Standard costs claimed

  1. By s 102 of the QCAT Act, the Tribunal may make a cost order requiring a party to pay costs of another if the Tribunal considers the interests of justice require that. In aid of deciding that, the QCAT Act sets out a number of matters that may be usefully considered.

Acting to disadvantage a party

  1. The builder claims the applicants have pursued three attempts to have a direction to rectify issued to the builder, and failed. An original application for review of the Commission’s decision not to issue a Direction to Rectify; then an application for internal review of that decision; and then this external review to the Tribunal. The builder submits that the applicants’ pursuit of the same relief over three applications “is tantamount to an abuse of process”.

  2. The builder is of course wrong. All the avenues of review pursued by the applicants are authorised and permitted by statute. They are not abuses of process. Rather, they follow due process. This submission does not qualify for meaningful consideration.

  3. Indeed what is a relevant consideration is that the builder was joined to the action late by request of the QBCC, essentially to assist the QBCC make adequate response to the review application. At a directions hearing on 29 April 2020, which followed a reconsideration of the decision directed by QBCC at a compulsory conference, QBCC asked that the builder be joined. The applicants raised no objection to that joinder though it was late in the proceedings, save that it not cause delay.

Nature and complexity of the dispute

  1. The builder submits the matter was complex and justified legal representation.

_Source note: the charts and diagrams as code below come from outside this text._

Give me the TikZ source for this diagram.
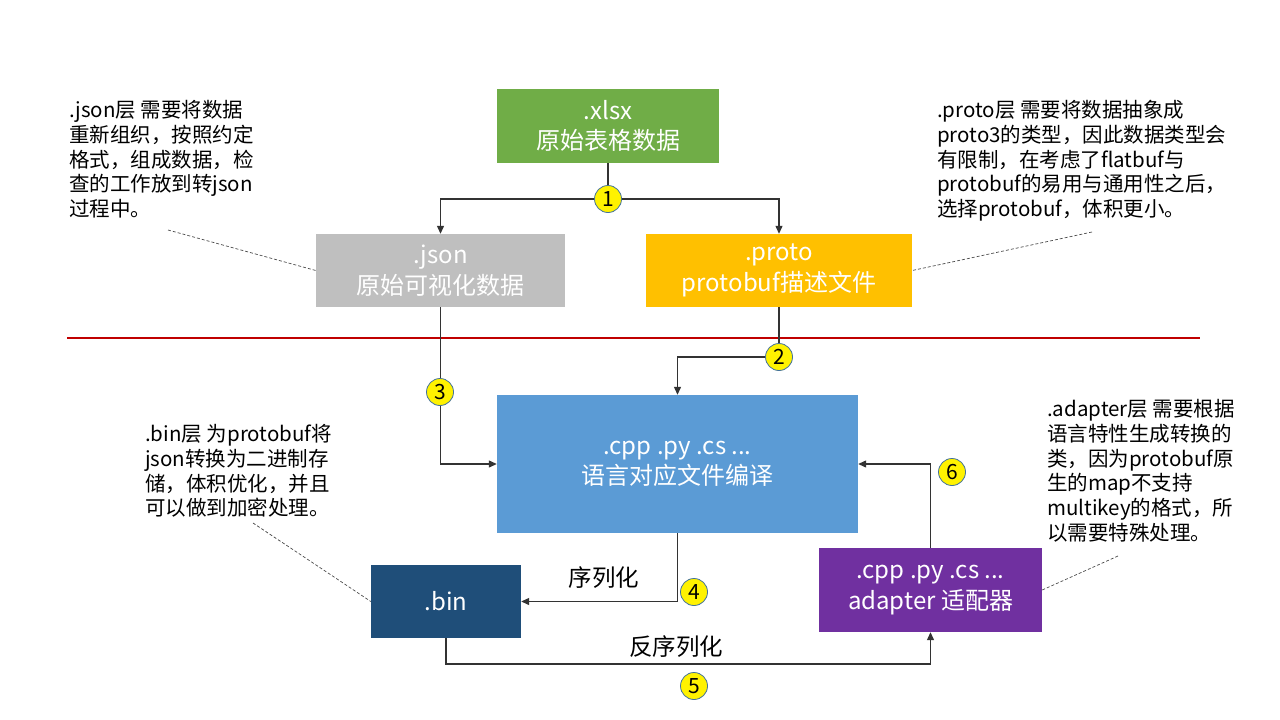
\documentclass[tikz,border=0pt]{standalone}
\usepackage{fontspec}
\setmainfont{Noto Sans CJK SC}
\usetikzlibrary{arrows.meta}
\definecolor{cgreen}{HTML}{70AD47}
\definecolor{cgray}{HTML}{BFBFBF}
\definecolor{corange}{HTML}{FFC000}
\definecolor{cblue}{HTML}{5B9BD5}
\definecolor{cnavy}{HTML}{1F4E79}
\definecolor{cpurple}{HTML}{7030A0}
\definecolor{cred}{HTML}{C00000}
\definecolor{cborder}{HTML}{41719C}
\begin{document}
\begin{tikzpicture}[x=1pt,y=-1pt,
  box/.style={inner sep=0pt,align=center,text=white,font=\fontsize{24}{30.5}\selectfont},
  note/.style={inner sep=0pt,align=left,anchor=north west,font=\fontsize{20.5}{24.8}\selectfont},
  lbl/.style={inner sep=0pt,font=\fontsize{23.5}{28}\selectfont},
  num/.style={circle,fill=yellow,draw=cborder,line width=0.8pt,minimum size=27pt,inner sep=0pt,font=\fontsize{21}{24}\selectfont},
  arr/.style={line width=1.2pt,draw=black!80,-{Triangle[length=8pt,width=7pt]}},
  con/.style={line width=1.2pt,draw=black!80},
  callout/.style={densely dashed,line width=0.7pt,draw=black!70}]
\useasboundingbox (0,0) rectangle (1280,720);
\fill[white] (0,0) rectangle (1280,720);
% boxes
\node[box,fill=cgreen,minimum width=222pt,minimum height=74pt] (xlsx) at (608,126) {.xlsx\\原始表格数据};
\node[box,fill=cgray,minimum width=249pt,minimum height=73pt] (json) at (440.5,270.5) {.json\\原始可视化数据};
\node[box,fill=corange,minimum width=266pt,minimum height=73pt] (proto) at (779,270.5) {.proto\\protobuf描述文件};
\node[box,fill=cblue,minimum width=361pt,minimum height=138pt] (cpp) at (677.5,464) {.cpp .py .cs ...\\语言对应文件编译};
\node[box,fill=cnavy,minimum width=150pt,minimum height=73pt] (bin) at (446,601.5) {.bin};
\node[box,fill=cpurple,minimum width=223pt,minimum height=84pt] (adapter) at (930.5,590) {.cpp .py .cs ...\\adapter 适配器};
% red separator
\coordinate (redL) at (67,338);
\coordinate (redR) at (1200,338);
\draw[cred,line width=1.5pt] (redL) -- (redR);
% number circle positions
\coordinate (p1) at (608,199);
\coordinate (p2) at (779,357);
\coordinate (p3) at (440,392);
\coordinate (p4) at (694,592);
\coordinate (p5) at (694,686);
\coordinate (p6) at (952,472);
\coordinate (lvl5) at (0,664);
% connectors
\draw[con] (xlsx.south) -- (p1);
\draw[arr] (p1) -| (json.north);
\draw[arr] (p1) -| (proto.north);
\draw[arr] (proto.south) -- (p2) -| (cpp.north);
\draw[arr] (json.south) |- (cpp.west);
\draw[arr] (cpp.south) |- (bin.east);
\draw[arr] (bin.south) -- (bin.south |- lvl5) -| (adapter.south);
\draw[arr] (adapter.north) |- (cpp.east);
% numbers
\node[num] (n1) at (p1) {1};
\node[num] (n2) at (p2) {2};
\node[num] (n3) at (p3) {3};
\node[num] (n4) at (p4) {4};
\node[num] (n5) at (p5) {5};
\node[num] (n6) at (p6) {6};
% labels
\node[lbl] (ser) at (604,578) {序列化};
\node[lbl] (deser) at (676,647) {反序列化};
% notes
\node[note] (tjson) at (69,100) {.json层 需要将数据\\重新组织，按照约定\\格式，组成数据，检\\查的工作放到转json\\过程中。};
\node[note] (tproto) at (937,100) {.proto层 需要将数据抽象成\\proto3的类型，因此数据类型会\\有限制，在考虑了flatbuf与\\protobuf的易用与通用性之后，\\选择protobuf，体积更小。};
\node[note] (tbin) at (145,424) {.bin层 为protobuf将\\json转换为二进制存\\储，体积优化，并且\\可以做到加密处理。};
\node[note] (tadapter) at (1047,399) {.adapter层 需要根据\\语言特性生成转换的\\类，因为protobuf原\\生的map不支持\\multikey的格式，所\\以需要特殊处理。};
% callout lines
\coordinate (cj) at (168,230);
\coordinate (cp) at (1092,232);
\coordinate (cb) at (253,523);
\coordinate (ca) at (1118,556);
\draw[callout] (cj) -- (json.west);
\draw[callout] (cp) -- (proto.east);
\draw[callout] (cb) -- (bin.west);
\draw[callout] (ca) -- (adapter.east);
\end{tikzpicture}
\end{document}
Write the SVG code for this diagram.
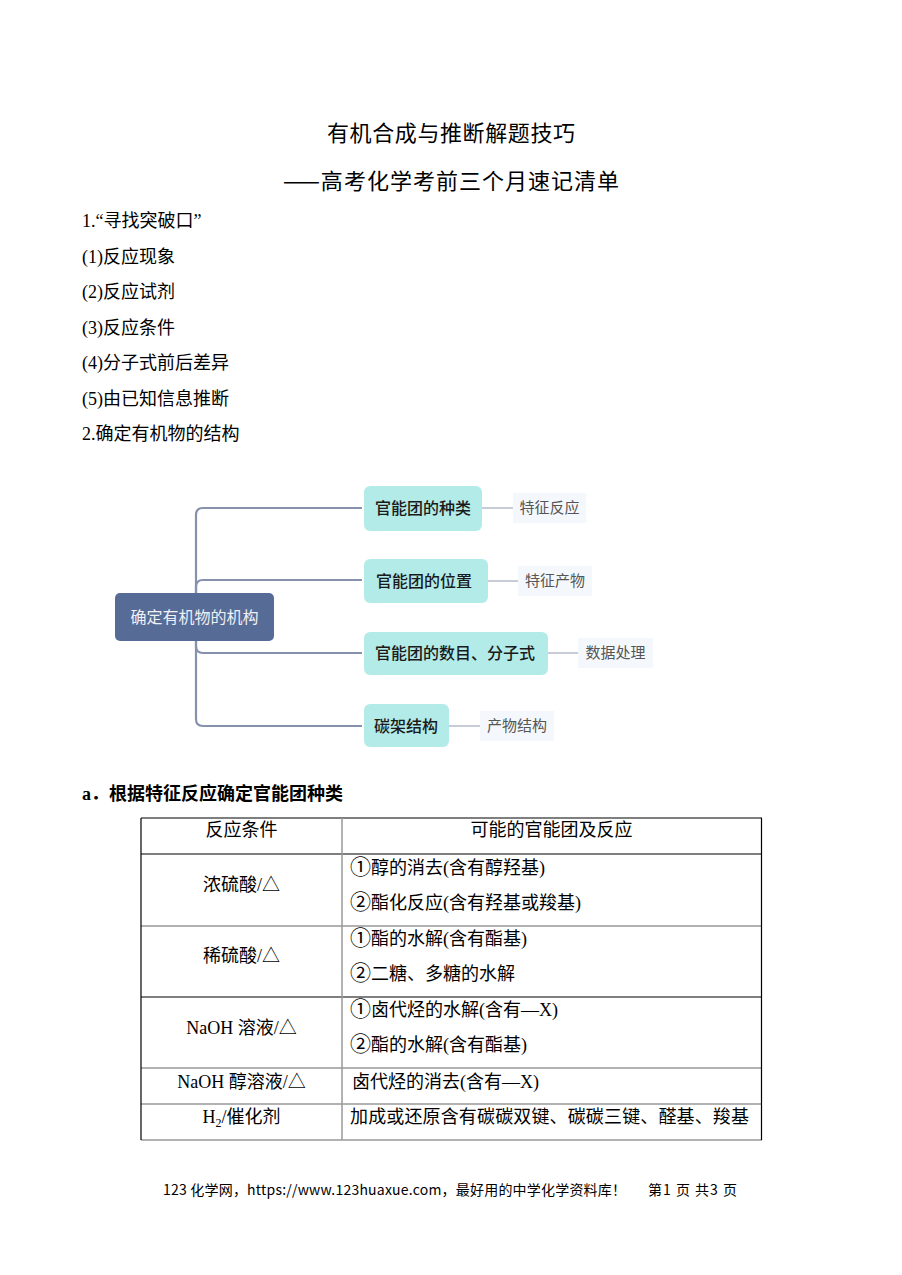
<svg xmlns="http://www.w3.org/2000/svg" width="902" height="1275" viewBox="0 0 902 1275">
<style>
.t{font-family:"Liberation Serif","Noto Sans CJK SC",serif;font-size:18px;fill:#000}
.h{font-family:"Noto Sans CJK SC","Liberation Sans",sans-serif;font-size:22px;fill:#000;font-weight:400}
.b{font-family:"Liberation Serif","Noto Sans CJK SC",serif;font-size:18px;font-weight:bold;fill:#000}
.c{text-anchor:middle}
.n{font-size:21px}
.node rect{fill:#b3ebe9}
.node text{font-family:"Noto Sans CJK SC","Liberation Sans",sans-serif;font-size:16px;fill:#1a1a1a;font-weight:500}
.leaf rect{fill:#f4f8fc}
.leaf text{font-family:"Noto Sans CJK SC","Liberation Sans",sans-serif;font-size:15px;fill:#555}
.trunk{fill:none;stroke:#8591ad;stroke-width:2.2}
.thin{stroke:#a3aabb;stroke-width:1.2}
.grid{stroke:#000;stroke-width:1.2}
.gridg{stroke:#999;stroke-width:1.5}
.f{font-family:"Noto Sans CJK SC","Liberation Sans",sans-serif;font-size:14px;fill:#000}
</style>
<rect width="902" height="1275" fill="#fff"/>

<text class="h" x="327" y="141" textLength="248" lengthAdjust="spacing">有机合成与推断解题技巧</text>
<text class="h" x="283" y="189" textLength="336" lengthAdjust="spacing">——高考化学考前三个月速记清单</text>

<text class="t" x="82" y="227">1.“寻找突破口”</text>
<text class="t" x="82" y="263">(1)反应现象</text>
<text class="t" x="82" y="298">(2)反应试剂</text>
<text class="t" x="82" y="334">(3)反应条件</text>
<text class="t" x="82" y="369">(4)分子式前后差异</text>
<text class="t" x="82" y="405">(5)由已知信息推断</text>
<text class="t" x="82" y="440">2.确定有机物的结构</text>

<g id="connectors">
<path class="trunk" d="M362,508 H203 Q196,508 196,515 V719 Q196,726 203,726 H362"/>
<path class="trunk" d="M196,595 V587 Q196,580 203,580 H362"/>
<path class="trunk" d="M196,640 V646 Q196,653 203,653 H362"/>
<line class="thin" x1="482" y1="508" x2="513" y2="508"/>
<line class="thin" x1="488" y1="581" x2="518" y2="581"/>
<line class="thin" x1="548" y1="653" x2="578" y2="653"/>
<line class="thin" x1="449" y1="726" x2="480" y2="726"/>
</g>

<g id="root">
<rect x="115" y="593" width="159" height="48" rx="5" fill="#576b97"/>
<text x="194.5" y="623" text-anchor="middle" font-family="Liberation Serif,Noto Sans CJK SC,serif" font-size="16" fill="#eef0f5">确定有机物的机构</text>
</g>

<g id="n1" class="node"><rect x="364" y="486" width="118" height="45" rx="6"/><text x="423" y="514" class="c">官能团的种类</text></g>
<g id="n2" class="node"><rect x="364" y="559" width="124" height="44" rx="6"/><text x="424" y="587" class="c">官能团的位置</text></g>
<g id="n3" class="node"><rect x="364" y="632" width="184" height="43" rx="6"/><text x="455" y="659" class="c">官能团的数目、分子式</text></g>
<g id="n4" class="node"><rect x="364" y="704" width="85" height="43" rx="6"/><text x="406" y="732" class="c">碳架结构</text></g>

<g id="l1" class="leaf"><rect x="513" y="493" width="73" height="30"/><text x="549.5" y="513" class="c">特征反应</text></g>
<g id="l2" class="leaf"><rect x="518" y="566" width="74" height="30"/><text x="555" y="586" class="c">特征产物</text></g>
<g id="l3" class="leaf"><rect x="578" y="638" width="75" height="30"/><text x="615.5" y="658" class="c">数据处理</text></g>
<g id="l4" class="leaf"><rect x="480" y="711" width="74" height="30"/><text x="517" y="731" class="c">产物结构</text></g>

<text class="b" x="82" y="800">a．根据特征反应确定官能团种类</text>

<g id="table">
<line class="grid" x1="141" y1="818" x2="762" y2="818"/>
<line class="grid" x1="141" y1="854" x2="762" y2="854"/>
<line class="gridg" x1="141" y1="926" x2="762" y2="926"/>
<line class="grid" x1="141" y1="997" x2="762" y2="997"/>
<line class="gridg" x1="141" y1="1068" x2="762" y2="1068"/>
<line class="gridg" x1="141" y1="1104" x2="762" y2="1104"/>
<line class="gridg" x1="141" y1="1140" x2="762" y2="1140"/>
<line class="grid" x1="141" y1="818" x2="141" y2="1140"/>
<line class="gridg" x1="342" y1="818" x2="342" y2="1140"/>
<line class="grid" x1="761.5" y1="818" x2="761.5" y2="1140"/>

<text class="t c" x="241.5" y="836">反应条件</text>
<text class="t c" x="551.5" y="836">可能的官能团及反应</text>

<text class="t c" x="241.5" y="891">浓硫酸/△</text>
<text class="t" x="350" y="874"><tspan class="n">①</tspan>醇的消去(含有醇羟基)</text>
<text class="t" x="350" y="909"><tspan class="n">②</tspan>酯化反应(含有羟基或羧基)</text>

<text class="t c" x="241.5" y="962">稀硫酸/△</text>
<text class="t" x="350" y="945"><tspan class="n">①</tspan>酯的水解(含有酯基)</text>
<text class="t" x="350" y="980"><tspan class="n">②</tspan>二糖、多糖的水解</text>

<text class="t c" x="241.5" y="1034">NaOH 溶液/△</text>
<text class="t" x="350" y="1016"><tspan class="n">①</tspan>卤代烃的水解(含有—X)</text>
<text class="t" x="350" y="1051"><tspan class="n">②</tspan>酯的水解(含有酯基)</text>

<text class="t c" x="241.5" y="1088">NaOH 醇溶液/△</text>
<text class="t" x="352" y="1088">卤代烃的消去(含有—X)</text>

<text class="t c" x="241.5" y="1123">H<tspan font-size="12" dy="4">2</tspan><tspan dy="-4">/催化剂</tspan></text>
<text class="t" x="350" y="1123" textLength="399" lengthAdjust="spacing">加成或还原含有碳碳双键、碳碳三键、醛基、羧基</text>
</g>

<text class="f" x="163" y="1195" textLength="463" lengthAdjust="spacing">123 化学网，https://www.123huaxue.com，最好用的中学化学资料库！</text>
<text class="f" x="648" y="1195" textLength="89" lengthAdjust="spacing">第1 页 共3 页</text>
</svg>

  2. The matter was not without some complexity, but it was complexity largely associated with algebraic calculations of sag and summit of a sloping driveway.

  3. The builder also submits the matter closely resembled a dispute which would otherwise be litigated before a court in which costs would generally be ordered in favour of a successful party.

  4. The submission ignores the particular cost provisions applying to Tribunal matters as discussed above.

  5. The Tribunal often deals with complex building and review matters, and this matter cannot be categorised as a matter of great legal complexity or involving a significant financial claim.

  6. The builder makes no submissions about the other factors listed for consideration in s 102(3) QCAT Act, and I do not find them relevant to weigh the balance in favour of the builder for a cost order.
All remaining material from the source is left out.